Mai come oggi ci viene in aiuto il pensiero di Hannah
Arendt, che ha sottolineato la profonda distinzione tra “sapere” e “pensare”,
definendo quest’ultimo come attività che non si conclude mai e che si basa su
un processo continuo e critico. Il pensiero consente di riflettere sulle
proprie azioni e metterle in discussione cercando significati sempre più
profondi. In una società che mira alla ricerca di soluzioni definitive e poco
flessibili, che punta al totalitarismo attraverso l’uso massiccio dei mass media
risulta difficile accedere ad un’attività di pensiero come qualcosa di
flessibile e critico. Il non criticare il reale (che la nostra società vuole
sostituire con l’ideologia) non consente l’accesso al simbolico, perché viene a
mancare quella autoriflessione che permette di guardare al rapporto tra Sé, Io
e realtà in un circuito continuo.
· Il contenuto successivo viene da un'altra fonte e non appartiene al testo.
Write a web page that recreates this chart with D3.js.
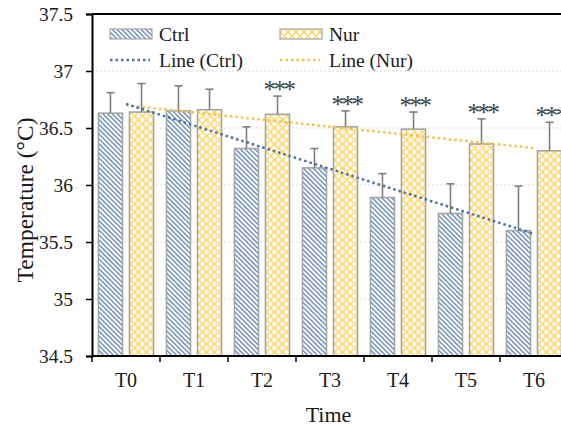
<!DOCTYPE html>
<html>
<head>
<meta charset="utf-8">
<script src="https://cdn.jsdelivr.net/npm/d3@7"></script>
<style>
  body { margin: 0; background: #fff; }
  svg text { font-family: "Liberation Serif", "Times New Roman", serif; }
</style>
</head>
<body>
<script>
// dati
var categories = ["T0", "T1", "T2", "T3", "T4", "T5", "T6"];
var series = ["Ctrl", "Nur"];
var ctrlMean = [36.63, 36.65, 36.32, 36.15, 35.89, 35.75, 35.60];
var ctrlErr  = [0.18, 0.22, 0.19, 0.17, 0.21, 0.26, 0.39];
var nurMean  = [36.64, 36.66, 36.62, 36.51, 36.49, 36.36, 36.30];
var nurErr   = [0.25, 0.18, 0.16, 0.14, 0.15, 0.22, 0.25];
var signif   = ["", "", "***", "***", "***", "***", "***"];
var yTicks   = [34.5, 35, 35.5, 36, 36.5, 37, 37.5];

var width = 561, height = 429;
var margin = {top: 14, left: 92, bottom: 73};

var svg = d3.select("body").append("svg")
    .attr("width", width)
    .attr("height", height);

var defs = svg.append("defs");

// tratteggio diagonale per Ctrl
var pc = defs.append("pattern")
    .attr("id", "hatchCtrl")
    .attr("patternUnits", "userSpaceOnUse")
    .attr("width", 3.4).attr("height", 3.4)
    .attr("patternTransform", "rotate(-45)");
pc.append("rect").attr("width", 3.4).attr("height", 3.4).attr("fill", "#fff");
pc.append("line")
    .attr("x1", 0.7).attr("y1", 0).attr("x2", 0.7).attr("y2", 3.4)
    .attr("stroke", "#5b80b2").attr("stroke-width", 1.3);

// reticolo a rombi per Nur
var pn = defs.append("pattern")
    .attr("id", "hatchNur")
    .attr("patternUnits", "userSpaceOnUse")
    .attr("width", 8).attr("height", 8);
pn.append("rect").attr("width", 8).attr("height", 8).attr("fill", "#fff");
pn.append("path")
    .attr("d", "M0,0L8,8M8,0L0,8M-1,7L1,9M7,-1L9,1M-1,1L1,-1M7,9L9,7")
    .attr("stroke", "#ffd04d").attr("stroke-width", 1.3);

var x = d3.scaleBand()
    .domain(categories)
    .range([margin.left, margin.left + 68 * categories.length])
    .paddingInner(0.19)
    .paddingOuter(0.095);

var xs = d3.scaleBand()
    .domain(series)
    .range([0, x.bandwidth()])
    .paddingInner(0.2258);

var y = d3.scaleLinear()
    .domain([34.5, 37.5])
    .range([height - margin.bottom, margin.top]);

var step = x.step();

// griglia
svg.append("g").selectAll("line")
    .data(yTicks.filter(function(d){ return d > 34.5 && d < 37.5; }))
    .enter().append("line")
    .attr("x1", margin.left).attr("x2", width)
    .attr("y1", function(d){ return y(d); })
    .attr("y2", function(d){ return y(d); })
    .attr("stroke", "#d9d9d9")
    .attr("stroke-dasharray", "2,2");

// linea superiore
svg.append("line")
    .attr("x1", margin.left).attr("x2", width)
    .attr("y1", y(37.5)).attr("y2", y(37.5))
    .attr("stroke", "#000").attr("stroke-width", 1.8);

var rows = categories.map(function(c, i){
    return [
        {cat: c, s: "Ctrl", v: ctrlMean[i], e: ctrlErr[i]},
        {cat: c, s: "Nur", v: nurMean[i], e: nurErr[i]}
    ];
});

var groups = svg.append("g").selectAll("g")
    .data(rows)
    .enter().append("g")
    .attr("transform", function(d){ return "translate(" + x(d[0].cat) + ",0)"; });

var bars = groups.selectAll("g")
    .data(function(d){ return d; })
    .enter().append("g");

// barre
bars.append("rect")
    .attr("x", function(d){ return xs(d.s); })
    .attr("width", xs.bandwidth())
    .attr("y", function(d){ return y(d.v); })
    .attr("height", function(d){ return y(34.5) - y(d.v); })
    .attr("fill", function(d){ return d.s == "Ctrl" ? "url(#hatchCtrl)" : "url(#hatchNur)"; })
    .attr("stroke", "#a6a6a6")
    .attr("stroke-width", 1.6);

// barre di errore (solo verso l'alto)
bars.append("line")
    .attr("x1", function(d){ return xs(d.s) + xs.bandwidth() / 2; })
    .attr("x2", function(d){ return xs(d.s) + xs.bandwidth() / 2; })
    .attr("y1", function(d){ return y(d.v); })
    .attr("y2", function(d){ return y(d.v + d.e); })
    .attr("stroke", "#7f7f7f").attr("stroke-width", 1.6);
bars.append("line")
    .attr("x1", function(d){ return xs(d.s) + xs.bandwidth() / 2 - 4; })
    .attr("x2", function(d){ return xs(d.s) + xs.bandwidth() / 2 + 4; })
    .attr("y1", function(d){ return y(d.v + d.e); })
    .attr("y2", function(d){ return y(d.v + d.e); })
    .attr("stroke", "#7f7f7f").attr("stroke-width", 1.6);

// asterischi
svg.append("g").selectAll("text")
    .data(categories)
    .enter().append("text")
    .attr("x", function(c, i){ return x(c) + xs("Nur") + xs.bandwidth() / 2 + 1; })
    .attr("y", function(c, i){ return y(nurMean[i] + nurErr[i]) + 2; })
    .attr("text-anchor", "middle")
    .attr("font-size", 25)
    .attr("letter-spacing", -2.5)
    .attr("fill", "#404040")
    .text(function(c, i){ return signif[i]; });

// linee di tendenza (regressione lineare)
function trend(values) {
    var n = values.length;
    var mx = d3.mean(values, function(v, i){ return i; });
    var my = d3.mean(values);
    var num = d3.sum(values, function(v, i){ return (i - mx) * (v - my); });
    var den = d3.sum(values, function(v, i){ return (i - mx) * (i - mx); });
    var b = num / den, a = my - b * mx;
    return [0, n - 1].map(function(i){ return [i, a + b * i]; });
}

var line = d3.line()
    .x(function(p){ return x(categories[p[0]]) + x.bandwidth() / 2; })
    .y(function(p){ return y(p[1]); });

svg.append("path")
    .attr("d", line(trend(nurMean)))
    .attr("fill", "none")
    .attr("stroke", "#f5c242").attr("stroke-width", 2.5)
    .attr("stroke-dasharray", "2.5,3");
svg.append("path")
    .attr("d", line(trend(ctrlMean)))
    .attr("fill", "none")
    .attr("stroke", "#4a72a5").attr("stroke-width", 2.5)
    .attr("stroke-dasharray", "2.5,3");

// asse y
var yAxis = svg.append("g")
    .attr("transform", "translate(" + margin.left + ",0)")
    .call(d3.axisLeft(y).tickValues(yTicks).tickSize(6).tickPadding(13)
        .tickFormat(function(d){ return String(+d.toFixed(1)); }));
yAxis.select(".domain").attr("stroke", "#000").attr("stroke-width", 2);
yAxis.selectAll(".tick line").attr("stroke", "#000").attr("stroke-width", 1.5);
yAxis.selectAll("text")
    .attr("font-size", 19.5)
    .attr("font-family", "Liberation Serif, Times New Roman, serif")
    .attr("fill", "#1a1a1a");

// asse x
var xAxis = svg.append("g")
    .attr("transform", "translate(0," + y(34.5) + ")")
    .call(d3.axisBottom(x).tickSize(0).tickPadding(17));
xAxis.select(".domain").remove();
xAxis.selectAll("text")
    .attr("font-size", 20)
    .attr("font-family", "Liberation Serif, Times New Roman, serif")
    .attr("fill", "#1a1a1a");
xAxis.append("line")
    .attr("x1", margin.left).attr("x2", width)
    .attr("stroke", "#000").attr("stroke-width", 2);
xAxis.selectAll(".sep")
    .data(d3.range(categories.length + 1))
    .enter().append("line")
    .attr("class", "sep")
    .attr("x1", function(i){ return margin.left + i * step; })
    .attr("x2", function(i){ return margin.left + i * step; })
    .attr("y1", 0).attr("y2", 6)
    .attr("stroke", "#000").attr("stroke-width", 1.5);

// titoli assi
svg.append("text")
    .attr("x", (margin.left + width) / 2 + 2)
    .attr("y", 422)
    .attr("text-anchor", "middle")
    .attr("font-size", 22)
    .attr("fill", "#1a1a1a")
    .text("Time");

svg.append("text")
    .attr("transform", "translate(33,200) rotate(-90)")
    .attr("text-anchor", "middle")
    .attr("font-size", 23.5)
    .attr("fill", "#1a1a1a")
    .text("Temperature (°C)");

// legenda
var legend = svg.append("g");
var legItems = [
    {label: "Ctrl", kind: "bar", fill: "url(#hatchCtrl)", x: 110, y: 34},
    {label: "Nur", kind: "bar", fill: "url(#hatchNur)", x: 280, y: 34},
    {label: "Line (Ctrl)", kind: "line", color: "#4a72a5", x: 110, y: 60},
    {label: "Line (Nur)", kind: "line", color: "#f5c242", x: 280, y: 60}
];
legItems.forEach(function(it){
    if (it.kind == "bar") {
        legend.append("rect")
            .attr("x", it.x).attr("y", it.y - 5)
            .attr("width", 42).attr("height", 10)
            .attr("fill", it.fill)
            .attr("stroke", "#a6a6a6").attr("stroke-width", 1.2);
    } else {
        legend.append("line")
            .attr("x1", it.x).attr("x2", it.x + 40)
            .attr("y1", it.y).attr("y2", it.y)
            .attr("stroke", it.color).attr("stroke-width", 2.5)
            .attr("stroke-dasharray", "2.5,3");
    }
    legend.append("text")
        .attr("x", it.x + 49)
        .attr("y", it.y + 6.5)
        .attr("font-size", 19.5)
        .attr("fill", "#1a1a1a")
        .text(it.label);
});
</script>
</body>
</html>
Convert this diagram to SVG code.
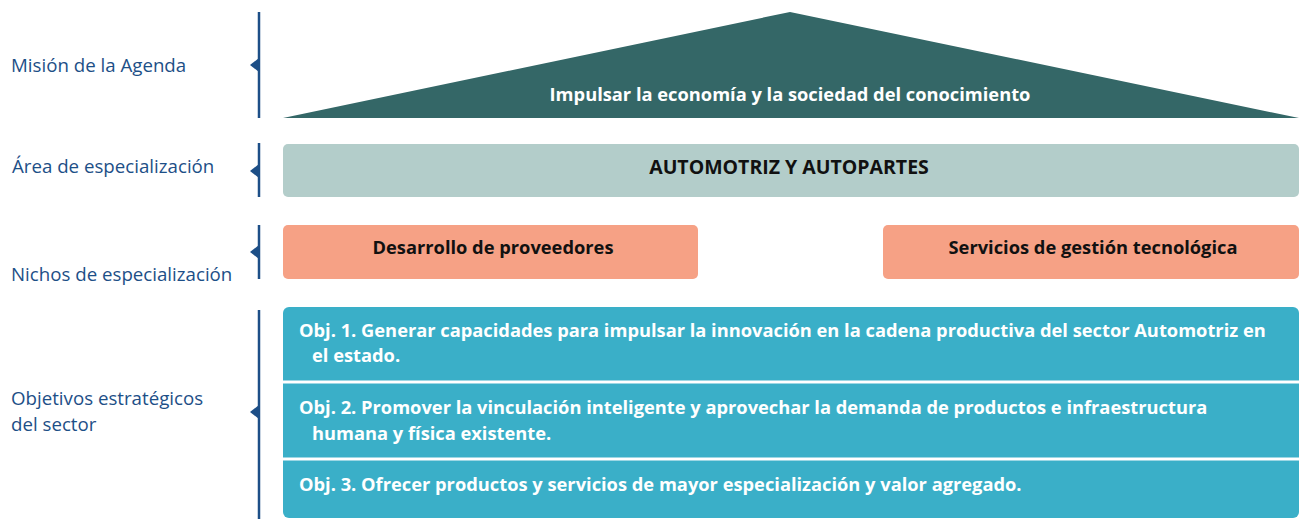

Siamo infatti nell’epoca della “banalità del
male” intesa, secondo Arendt, come “totale mancanza di pensiero critico ed
obbedienza cieca all’autorità, piuttosto che di una malvagità intrinseca”.
Ecco qui rappresentato quanto accade in questi giorni: si fa
fatica a parlare di una malvagità intrinseca, quanto più di una mancanza di
critica. La presenza di una malvagità, infatti, porta con sé un pensiero più
strutturato e basato sul tentativo di fare intenzionalmente male all’altro, ma
l’assenza di un pensiero è una condizione tremenda. Nella lotta continua tra
Eros e Thanatos vince quest’ultimo, in una spirale tragica dove l’essere umano
fa fuori sé stesso.
In un contesto come quello odierno la vera emergenza, prima
di quella sanitaria o educativa, è quella culturale, come diceva Risé. Resta
urgente ripristinare una cultura dell’altro e dell’incontro che acceda alla
dimensione della colpa e non della vergogna, dove quest’ultima annienta la
relazione perché fa percepire sé come sbagliato e l’altro come giudicante. La
colpa, invece, consente di ripristinare il pensiero critico e di guardare alle
proprie azioni non come coincidenti con sé, ma come una parte sulla quale
lavorare, come descriviamo nel nostro recente volume Ansia e Idolatria
(Inschibboleth, 2024). Bisogna ripristinare la cultura della prossimità, della
vicinanza, del corpo e del silenzio.
Allora pensiamo a quella famiglia, che ora sembra non
esistere più. Di fatto nessun membro di quella famiglia in prima battuta pare
essere salvo, perché spazzato via dalla violenza che uccide la relazione e
l’appartenenza. Come dice il filosofo Byung-chul Han, ci stiamo distaccando
dalle cose e dalla loro appartenenza perché siamo alla ricerca di informazioni
e di “like”, di azioni forti per sentirci vivi, perché si è perso il godere
delle cose. Siamo nel tempo, per usare una espressione di Thomas Fuchs, del
drammatico ed angosciante videor ergo sum: appaio quindi sono.